Resourceinvestor.com has released an article reviewing what appears to be CPM Group’s Annual Silver Survey. We say “appears to be” because the article only calls the CPM work a “report.” Looking at the nature of the CPM observations about silver and the silver market, and the fact that it is May when CPM Group usually releases its Annual Survey, it our guess that resourceinvestor.com is referring to the annual report by CPM Group.

CPM’s Annual Silver Survey is one of the two authoritative annual silver surveys. The other is compiled by Gold Fields Minerals Services for the Silver Institute.

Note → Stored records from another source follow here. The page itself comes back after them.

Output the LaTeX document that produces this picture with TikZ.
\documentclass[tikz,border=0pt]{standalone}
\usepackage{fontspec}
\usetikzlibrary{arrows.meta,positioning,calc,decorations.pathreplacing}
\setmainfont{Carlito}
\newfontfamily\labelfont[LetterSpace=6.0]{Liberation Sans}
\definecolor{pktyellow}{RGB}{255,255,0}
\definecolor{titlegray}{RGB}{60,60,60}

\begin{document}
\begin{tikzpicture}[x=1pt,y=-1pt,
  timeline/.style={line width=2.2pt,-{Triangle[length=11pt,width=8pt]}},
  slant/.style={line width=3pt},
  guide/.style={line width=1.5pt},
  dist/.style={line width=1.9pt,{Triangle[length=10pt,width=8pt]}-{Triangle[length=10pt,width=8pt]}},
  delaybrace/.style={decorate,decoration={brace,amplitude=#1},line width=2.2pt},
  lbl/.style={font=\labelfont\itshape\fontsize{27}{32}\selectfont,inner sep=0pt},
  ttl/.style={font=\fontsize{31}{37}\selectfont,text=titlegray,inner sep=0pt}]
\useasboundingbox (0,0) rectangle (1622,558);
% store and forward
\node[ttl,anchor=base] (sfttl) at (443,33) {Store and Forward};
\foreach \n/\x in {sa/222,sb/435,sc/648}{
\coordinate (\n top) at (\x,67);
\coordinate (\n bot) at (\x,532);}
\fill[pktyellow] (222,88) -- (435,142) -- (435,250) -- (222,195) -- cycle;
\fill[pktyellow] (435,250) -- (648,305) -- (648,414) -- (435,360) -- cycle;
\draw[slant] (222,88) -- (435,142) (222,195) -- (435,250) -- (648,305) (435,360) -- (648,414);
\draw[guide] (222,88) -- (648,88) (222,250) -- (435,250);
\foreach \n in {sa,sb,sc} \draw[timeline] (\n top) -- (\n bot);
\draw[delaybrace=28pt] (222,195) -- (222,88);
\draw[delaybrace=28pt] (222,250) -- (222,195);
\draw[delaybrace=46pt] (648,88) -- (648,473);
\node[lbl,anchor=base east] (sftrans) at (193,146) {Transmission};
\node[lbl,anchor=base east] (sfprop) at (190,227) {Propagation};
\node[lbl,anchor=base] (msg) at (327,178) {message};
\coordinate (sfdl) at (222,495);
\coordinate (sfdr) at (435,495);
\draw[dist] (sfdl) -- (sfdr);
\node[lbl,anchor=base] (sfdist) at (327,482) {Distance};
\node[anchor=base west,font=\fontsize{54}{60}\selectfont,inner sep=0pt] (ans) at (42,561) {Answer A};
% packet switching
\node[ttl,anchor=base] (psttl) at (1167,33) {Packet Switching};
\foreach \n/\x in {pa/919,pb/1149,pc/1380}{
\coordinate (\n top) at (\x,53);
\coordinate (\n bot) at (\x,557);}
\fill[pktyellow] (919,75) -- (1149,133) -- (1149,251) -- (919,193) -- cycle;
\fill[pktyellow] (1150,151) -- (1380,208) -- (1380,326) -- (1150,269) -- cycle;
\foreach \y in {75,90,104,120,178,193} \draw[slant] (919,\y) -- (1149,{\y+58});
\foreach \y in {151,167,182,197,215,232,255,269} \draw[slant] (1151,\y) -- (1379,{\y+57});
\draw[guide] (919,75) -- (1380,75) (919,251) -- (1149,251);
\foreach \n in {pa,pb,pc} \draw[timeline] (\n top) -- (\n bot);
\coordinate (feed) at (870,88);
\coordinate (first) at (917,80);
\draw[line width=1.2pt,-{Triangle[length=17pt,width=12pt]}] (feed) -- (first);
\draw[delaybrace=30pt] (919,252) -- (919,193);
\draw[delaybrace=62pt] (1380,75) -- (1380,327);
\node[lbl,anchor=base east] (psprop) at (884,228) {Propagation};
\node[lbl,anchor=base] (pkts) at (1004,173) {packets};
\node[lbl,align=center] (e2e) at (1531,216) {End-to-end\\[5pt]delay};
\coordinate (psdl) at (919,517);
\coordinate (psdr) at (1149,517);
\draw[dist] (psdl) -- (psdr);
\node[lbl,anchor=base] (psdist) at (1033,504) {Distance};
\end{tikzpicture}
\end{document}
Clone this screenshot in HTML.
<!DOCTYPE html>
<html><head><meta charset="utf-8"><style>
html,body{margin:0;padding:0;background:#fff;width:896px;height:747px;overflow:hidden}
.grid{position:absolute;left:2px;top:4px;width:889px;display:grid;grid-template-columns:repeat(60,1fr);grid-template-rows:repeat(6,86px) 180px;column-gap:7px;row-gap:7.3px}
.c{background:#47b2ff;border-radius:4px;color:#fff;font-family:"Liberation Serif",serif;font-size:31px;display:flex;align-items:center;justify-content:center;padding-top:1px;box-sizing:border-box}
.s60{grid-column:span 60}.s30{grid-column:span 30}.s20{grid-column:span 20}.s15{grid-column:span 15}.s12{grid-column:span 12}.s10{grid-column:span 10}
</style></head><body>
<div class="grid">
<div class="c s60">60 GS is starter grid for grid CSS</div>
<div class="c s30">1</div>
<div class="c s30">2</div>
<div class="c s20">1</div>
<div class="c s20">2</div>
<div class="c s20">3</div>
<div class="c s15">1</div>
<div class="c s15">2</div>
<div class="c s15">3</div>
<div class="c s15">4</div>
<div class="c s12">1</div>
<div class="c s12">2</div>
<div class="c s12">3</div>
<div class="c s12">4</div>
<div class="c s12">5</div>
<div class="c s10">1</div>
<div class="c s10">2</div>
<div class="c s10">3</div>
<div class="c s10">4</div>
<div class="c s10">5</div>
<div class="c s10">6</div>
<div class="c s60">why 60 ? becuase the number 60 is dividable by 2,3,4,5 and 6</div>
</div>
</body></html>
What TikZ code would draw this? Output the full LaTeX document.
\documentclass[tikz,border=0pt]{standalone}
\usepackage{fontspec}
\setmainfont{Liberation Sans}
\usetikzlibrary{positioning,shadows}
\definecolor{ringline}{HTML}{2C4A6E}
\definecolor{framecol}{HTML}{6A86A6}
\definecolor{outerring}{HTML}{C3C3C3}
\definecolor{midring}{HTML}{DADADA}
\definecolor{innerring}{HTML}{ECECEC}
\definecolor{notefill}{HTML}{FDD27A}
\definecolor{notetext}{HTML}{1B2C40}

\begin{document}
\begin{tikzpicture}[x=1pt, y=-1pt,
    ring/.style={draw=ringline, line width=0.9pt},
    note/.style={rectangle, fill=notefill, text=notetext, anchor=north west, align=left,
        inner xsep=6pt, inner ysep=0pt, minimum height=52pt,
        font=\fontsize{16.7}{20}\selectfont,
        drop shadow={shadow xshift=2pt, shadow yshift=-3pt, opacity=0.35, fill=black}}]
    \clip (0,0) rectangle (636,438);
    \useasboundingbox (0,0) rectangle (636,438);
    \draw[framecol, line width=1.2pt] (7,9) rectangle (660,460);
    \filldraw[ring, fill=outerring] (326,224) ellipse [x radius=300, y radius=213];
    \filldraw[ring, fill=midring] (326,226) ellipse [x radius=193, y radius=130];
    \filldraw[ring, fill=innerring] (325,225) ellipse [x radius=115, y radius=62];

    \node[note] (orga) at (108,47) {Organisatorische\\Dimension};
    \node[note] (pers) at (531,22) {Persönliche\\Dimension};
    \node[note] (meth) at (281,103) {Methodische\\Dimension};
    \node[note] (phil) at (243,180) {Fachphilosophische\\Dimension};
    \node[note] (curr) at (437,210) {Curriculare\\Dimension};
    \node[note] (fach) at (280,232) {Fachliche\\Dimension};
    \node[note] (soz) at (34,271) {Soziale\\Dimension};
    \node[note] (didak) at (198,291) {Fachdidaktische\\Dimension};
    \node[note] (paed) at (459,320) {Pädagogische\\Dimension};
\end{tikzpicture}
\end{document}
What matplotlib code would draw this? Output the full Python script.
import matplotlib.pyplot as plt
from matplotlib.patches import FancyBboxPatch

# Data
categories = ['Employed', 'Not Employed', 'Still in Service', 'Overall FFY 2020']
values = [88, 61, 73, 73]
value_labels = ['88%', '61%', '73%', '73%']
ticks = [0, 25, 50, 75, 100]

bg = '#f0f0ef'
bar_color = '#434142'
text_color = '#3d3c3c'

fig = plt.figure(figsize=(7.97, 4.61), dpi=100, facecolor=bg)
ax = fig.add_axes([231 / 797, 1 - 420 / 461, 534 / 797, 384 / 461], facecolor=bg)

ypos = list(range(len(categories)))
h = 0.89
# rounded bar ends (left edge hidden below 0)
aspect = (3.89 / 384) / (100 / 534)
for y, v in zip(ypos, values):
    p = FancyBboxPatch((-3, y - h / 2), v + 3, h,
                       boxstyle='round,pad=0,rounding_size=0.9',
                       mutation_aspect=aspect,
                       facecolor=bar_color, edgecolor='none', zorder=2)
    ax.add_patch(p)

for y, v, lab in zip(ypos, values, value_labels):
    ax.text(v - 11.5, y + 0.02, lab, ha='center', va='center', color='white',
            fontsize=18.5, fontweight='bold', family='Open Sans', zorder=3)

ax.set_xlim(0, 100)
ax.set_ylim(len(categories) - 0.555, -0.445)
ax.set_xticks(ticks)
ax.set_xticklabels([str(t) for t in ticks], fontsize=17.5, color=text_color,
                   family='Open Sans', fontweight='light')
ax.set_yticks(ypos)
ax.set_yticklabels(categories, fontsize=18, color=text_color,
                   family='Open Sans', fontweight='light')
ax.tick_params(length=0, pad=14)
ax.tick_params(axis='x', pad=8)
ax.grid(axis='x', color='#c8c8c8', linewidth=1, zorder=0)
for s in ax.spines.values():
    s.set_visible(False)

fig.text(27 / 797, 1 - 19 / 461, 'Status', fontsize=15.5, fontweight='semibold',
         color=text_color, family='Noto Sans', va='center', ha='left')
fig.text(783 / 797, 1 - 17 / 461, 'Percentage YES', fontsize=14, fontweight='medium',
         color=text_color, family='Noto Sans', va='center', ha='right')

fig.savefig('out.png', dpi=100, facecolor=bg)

Anyway, the report is quite bullish on silver, noting that in recent years silver investors were net buyers of silver in 2006 for the first time since 1990. The review says:

For the past 15 years, investors have been net sellers of silver from long-held inventories, which is reflected by both increased buying by new investors entering the silver market and decreased selling from long-held silver investment inventories built up from the 1950s through the 1980s, the CPM Group explains in the report.

CMIGS disagrees with the above assessment, based on our observations of premiums on the products we sell.

Between January 2000 and the end of 2003, silver traded below $6. During that time, our clients bought more silver than they sold, which required us to buy 100-oz silver bars and 1-oz silver rounds from refineries.

Further, with silver below $6, buyers had to pay up to sixty cents an ounce premium for 100-oz silver bars, which was a premium in excess of 10% (and at time nearly 15%). Premiums on 1-oz silver rounds, which have a higher cost of production and handling, were even higher.

However, for the last several years, we have not had to go to refineries for either 100-oz silver bars or 1-oz silver rounds. Both have been readily available in the secondary market because of investor selling. And, premiums are significantly smaller on a percentage basis, and they are even smaller on an absolute basis.

In 2006, premiums on 100-oz silver bars were as low as twenty-five cents and were there again a few weeks ago when silver traded near $14. As this is written, premiums on 100-oz bars are closer to forty cents, which is only 3%.

What we see is diametrically opposite of what CPM sees concerning individual investor activity in the silver market.

Yet it should be noted that CPM is looking at the really long-term situation, talking about supplies from the 1950s. But, for the last couple of years, while prices have climbed higher, there has been an abundance of silver in the secondary market, which can only mean selling by individual investors.